→ **Task**
Repeat the material below exactly, with no pictures.
** Start of Provided data **
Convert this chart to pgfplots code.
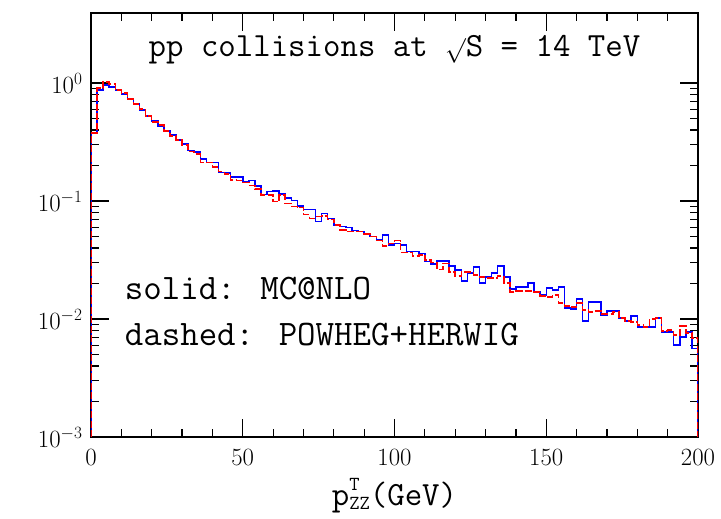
\documentclass[border=0pt]{standalone}
\usepackage{pgfplots}
\usepackage{pgfplotstable}
\pgfplotsset{compat=1.18}
\pgfplotstableread{
x blue red
0 0.001 0.001
0 0.377 0.377
2 0.872 0.907
4 0.962 1.020
6 0.925 0.981
8 0.872 0.872
10 0.807 0.823
12 0.732 0.732
14 0.664 0.664
16 0.590 0.602
18 0.525 0.525
20 0.476 0.467
22 0.432 0.441
24 0.392 0.392
26 0.362 0.355
28 0.329 0.329
30 0.304 0.298
32 0.267 0.262
34 0.260 0.250
36 0.227 0.211
38 0.213 0.213
40 0.213 0.195
42 0.175 0.177
44 0.172 0.169
46 0.159 0.151
48 0.159 0.149
50 0.146 0.144
52 0.149 0.135
54 0.134 0.126
56 0.113 0.112
58 0.120 0.112
60 0.122 0.0987
62 0.115 0.112
64 0.106 0.0956
66 0.1006 0.0895
68 0.0907 0.0877
70 0.0851 0.0772
72 0.0851 0.0714
74 0.0668 0.0736
76 0.0787 0.0746
78 0.0714 0.0700
80 0.0626 0.0626
82 0.0606 0.0568
84 0.0599 0.0549
86 0.0560 0.0549
88 0.0549 0.0549
90 0.0525 0.0525
92 0.0498 0.0498
94 0.0467 0.0461
96 0.0515 0.0416
98 0.0424 0.0438
100 0.0438 0.0461
102 0.0424 0.0365
104 0.0372 0.0365
106 0.0372 0.0342
108 0.0360 0.0349
110 0.0306 0.0316
112 0.0292 0.0300
114 0.0310 0.0264
116 0.0310 0.0296
118 0.0281 0.0250
120 0.0260 0.0231
122 0.0210 0.0250
124 0.0245 0.0250
126 0.0276 0.0236
128 0.0202 0.0227
130 0.0227 0.0223
132 0.0245 0.0223
134 0.0281 0.0231
136 0.0227 0.0202
138 0.0180 0.0169
140 0.0187 0.0173
142 0.0187 0.0173
144 0.0202 0.0173
146 0.0169 0.0169
148 0.0160 0.0157
150 0.0183 0.0154
152 0.0176 0.0160
154 0.0187 0.0137
156 0.0124 0.0129
158 0.0122 0.0126
160 0.0148 0.0137
162 0.00962 0.0119
164 0.0139 0.0115
166 0.0139 0.0117
168 0.0108 0.0110
170 0.0117 0.0110
172 0.0117 0.0115
174 0.0102 0.0102
176 0.00962 0.00962
178 0.0106 0.00943
180 0.00856 0.00890
182 0.00856 0.00856
184 0.00856 0.0100
186 0.0102 0.0102
188 0.00776 0.00791
190 0.00776 0.00807
192 0.00602 0.00732
194 0.00704 0.00873
196 0.00776 0.00761
198 0.00560 0.00690
200 0.001 0.001
}\histdata
\begin{document}
\begin{tikzpicture}
\begin{axis}[
  scale only axis,
  width=607bp, height=424bp,
  xmin=0, xmax=200, ymin=0.001, ymax=3.92,
  ymode=log,
  xtick={0,50,100,150,200},
  minor x tick num=4,
  ytick={0.001,0.01,0.1,1},
  tick align=inside,
  major tick length=18bp,
  minor tick length=8bp,
  tick style={black, line width=1.2bp},
  axis line style={line width=1.6bp},
  xtick pos=both, ytick pos=both,
  ticklabel style={font=\fontsize{25}{30}\selectfont},
  xticklabel style={yshift=-9bp},
  yticklabel style={xshift=-5bp},
  xlabel={\ttfamily\fontsize{34}{40}\selectfont p\makebox[0pt][l]{\raisebox{15bp}{\fontsize{20}{22}\selectfont T}}\raisebox{-4bp}{\fontsize{20}{22}\selectfont ZZ}(GeV)},
  xlabel style={yshift=-6bp},
  clip=true,
]
\addplot[const plot, blue, line width=1.5bp] table[x=x, y=blue] {\histdata};
\addplot[const plot, red, line width=1.5bp, dash pattern=on 7bp off 2.5bp] table[x=x, y=red] {\histdata};
\node[font=\ttfamily\fontsize{34}{40}\selectfont] at (rel axis cs:0.5,0.913) {pp collisions at $\surd$S = 14 TeV};
\node[anchor=west, font=\ttfamily\fontsize{36}{40}\selectfont] at (rel axis cs:0.05,0.351) {solid: MC@NLO};
\node[anchor=west, font=\ttfamily\fontsize{36}{40}\selectfont] at (rel axis cs:0.05,0.241) {dashed: POWHEG+HERWIG};
\end{axis}
\pgfresetboundingbox
\useasboundingbox (-91bp,-82bp) rectangle (630bp,437bp);
\end{tikzpicture}
\end{document}
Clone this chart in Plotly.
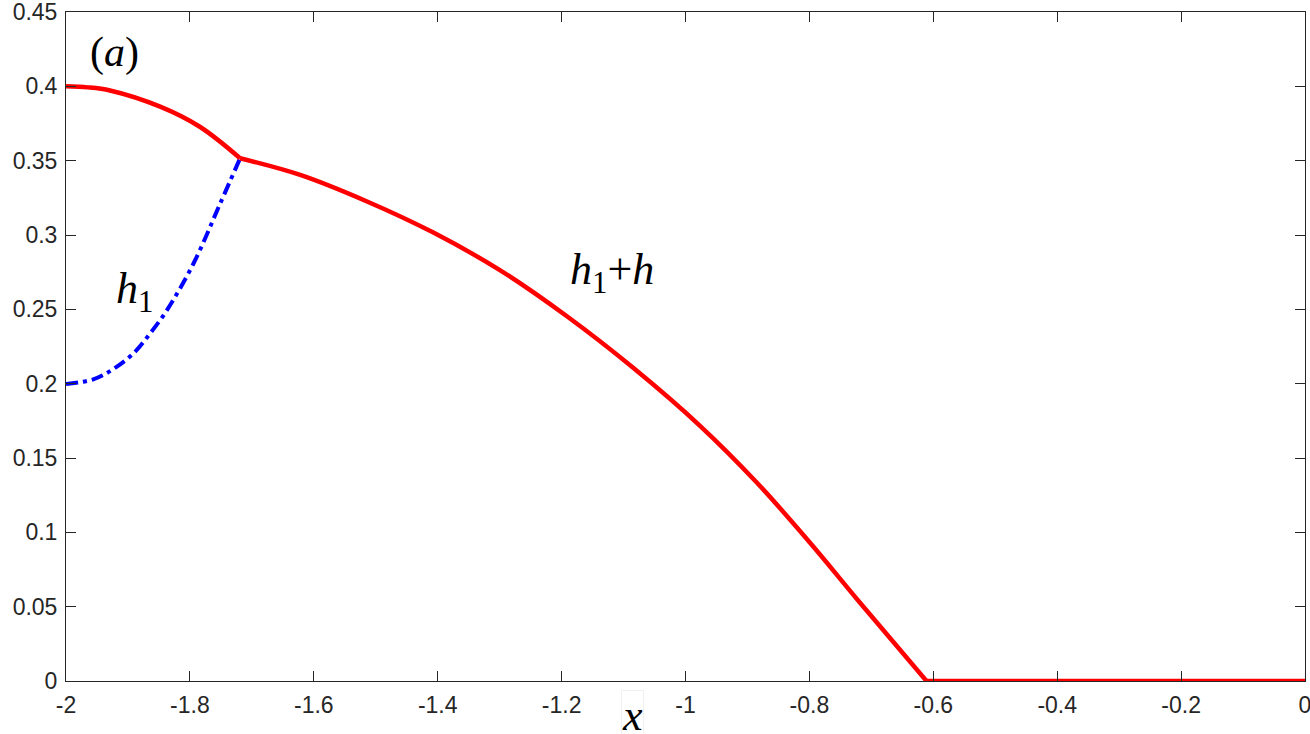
** End of Provided data **
→ **Exercise output**
Convert this chart to pgfplots code.
\documentclass[border=0pt]{standalone}
\usepackage{pgfplots}
\usepackage{pgfplotstable}
\pgfplotsset{compat=1.18}
\pgfplotstableread{
x blue red
0 0.001 0.001
0 0.377 0.377
2 0.872 0.907
4 0.962 1.020
6 0.925 0.981
8 0.872 0.872
10 0.807 0.823
12 0.732 0.732
14 0.664 0.664
16 0.590 0.602
18 0.525 0.525
20 0.476 0.467
22 0.432 0.441
24 0.392 0.392
26 0.362 0.355
28 0.329 0.329
30 0.304 0.298
32 0.267 0.262
34 0.260 0.250
36 0.227 0.211
38 0.213 0.213
40 0.213 0.195
42 0.175 0.177
44 0.172 0.169
46 0.159 0.151
48 0.159 0.149
50 0.146 0.144
52 0.149 0.135
54 0.134 0.126
56 0.113 0.112
58 0.120 0.112
60 0.122 0.0987
62 0.115 0.112
64 0.106 0.0956
66 0.1006 0.0895
68 0.0907 0.0877
70 0.0851 0.0772
72 0.0851 0.0714
74 0.0668 0.0736
76 0.0787 0.0746
78 0.0714 0.0700
80 0.0626 0.0626
82 0.0606 0.0568
84 0.0599 0.0549
86 0.0560 0.0549
88 0.0549 0.0549
90 0.0525 0.0525
92 0.0498 0.0498
94 0.0467 0.0461
96 0.0515 0.0416
98 0.0424 0.0438
100 0.0438 0.0461
102 0.0424 0.0365
104 0.0372 0.0365
106 0.0372 0.0342
108 0.0360 0.0349
110 0.0306 0.0316
112 0.0292 0.0300
114 0.0310 0.0264
116 0.0310 0.0296
118 0.0281 0.0250
120 0.0260 0.0231
122 0.0210 0.0250
124 0.0245 0.0250
126 0.0276 0.0236
128 0.0202 0.0227
130 0.0227 0.0223
132 0.0245 0.0223
134 0.0281 0.0231
136 0.0227 0.0202
138 0.0180 0.0169
140 0.0187 0.0173
142 0.0187 0.0173
144 0.0202 0.0173
146 0.0169 0.0169
148 0.0160 0.0157
150 0.0183 0.0154
152 0.0176 0.0160
154 0.0187 0.0137
156 0.0124 0.0129
158 0.0122 0.0126
160 0.0148 0.0137
162 0.00962 0.0119
164 0.0139 0.0115
166 0.0139 0.0117
168 0.0108 0.0110
170 0.0117 0.0110
172 0.0117 0.0115
174 0.0102 0.0102
176 0.00962 0.00962
178 0.0106 0.00943
180 0.00856 0.00890
182 0.00856 0.00856
184 0.00856 0.0100
186 0.0102 0.0102
188 0.00776 0.00791
190 0.00776 0.00807
192 0.00602 0.00732
194 0.00704 0.00873
196 0.00776 0.00761
198 0.00560 0.00690
200 0.001 0.001
}\histdata
\begin{document}
\begin{tikzpicture}
\begin{axis}[
  scale only axis,
  width=607bp, height=424bp,
  xmin=0, xmax=200, ymin=0.001, ymax=3.92,
  ymode=log,
  xtick={0,50,100,150,200},
  minor x tick num=4,
  ytick={0.001,0.01,0.1,1},
  tick align=inside,
  major tick length=18bp,
  minor tick length=8bp,
  tick style={black, line width=1.2bp},
  axis line style={line width=1.6bp},
  xtick pos=both, ytick pos=both,
  ticklabel style={font=\fontsize{25}{30}\selectfont},
  xticklabel style={yshift=-9bp},
  yticklabel style={xshift=-5bp},
  xlabel={\ttfamily\fontsize{34}{40}\selectfont p\makebox[0pt][l]{\raisebox{15bp}{\fontsize{20}{22}\selectfont T}}\raisebox{-4bp}{\fontsize{20}{22}\selectfont ZZ}(GeV)},
  xlabel style={yshift=-6bp},
  clip=true,
]
\addplot[const plot, blue, line width=1.5bp] table[x=x, y=blue] {\histdata};
\addplot[const plot, red, line width=1.5bp, dash pattern=on 7bp off 2.5bp] table[x=x, y=red] {\histdata};
\node[font=\ttfamily\fontsize{34}{40}\selectfont] at (rel axis cs:0.5,0.913) {pp collisions at $\surd$S = 14 TeV};
\node[anchor=west, font=\ttfamily\fontsize{36}{40}\selectfont] at (rel axis cs:0.05,0.351) {solid: MC@NLO};
\node[anchor=west, font=\ttfamily\fontsize{36}{40}\selectfont] at (rel axis cs:0.05,0.241) {dashed: POWHEG+HERWIG};
\end{axis}
\pgfresetboundingbox
\useasboundingbox (-91bp,-82bp) rectangle (630bp,437bp);
\end{tikzpicture}
\end{document}
Clone this chart in Plotly.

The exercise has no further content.